Spitzer also heard rumors of Ella’s being “loose” and possibly dying of a botched abortion. Interviews with family members and other refugees were contradictory so he attempted to reconstruct her situation and state of mind through examination of her journals, photos, and poetry.
Ella had fled Vienna in 1938 by sneaking across the border to Switzerland, where she met and fell in love with a young man. Her family was later caught trying to cross the border and imprisoned in a Swiss interment camp.
A former boyfriend who had made it to La Paz and obtained valuable visas offered to help — if she married him, said Spitzer. Being a “dutiful daughter and sister” Ella left her real love behind to save her family, but less than a year later left her husband and lost the community’s respect.
An examination of her journals, Hirsch said, revealed that Ella “seemed displaced and at loose ends”; she engaged in two love affairs, including with a married man.
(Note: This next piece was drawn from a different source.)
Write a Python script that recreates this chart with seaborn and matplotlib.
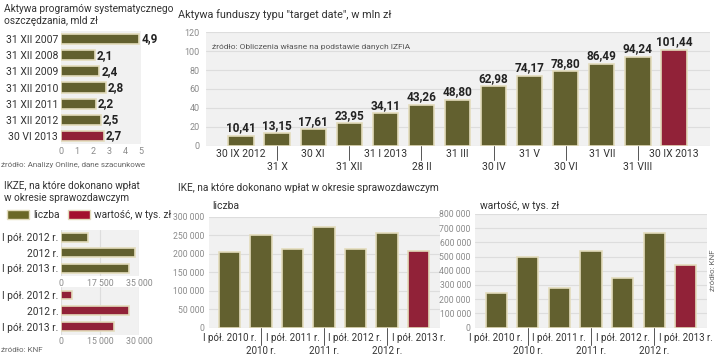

Her journal indicates that she felt betrayed and was victimized, first by the Nazis, but in her new life by others’ “loose tongues.”
In the program synopsis, Hirsch and Spitzer said that discovering “an alternative telling enables us to highlight the vulnerability of lives on the verge of catastrophe.”
Studying such a case, Hirsch said, is useful for those dealing with others who have suffered such psychological trauma. “What if instead of trying to read forward to what brought Ella to this threshold, we read backward to discover the life she possibly envisioned for herself?”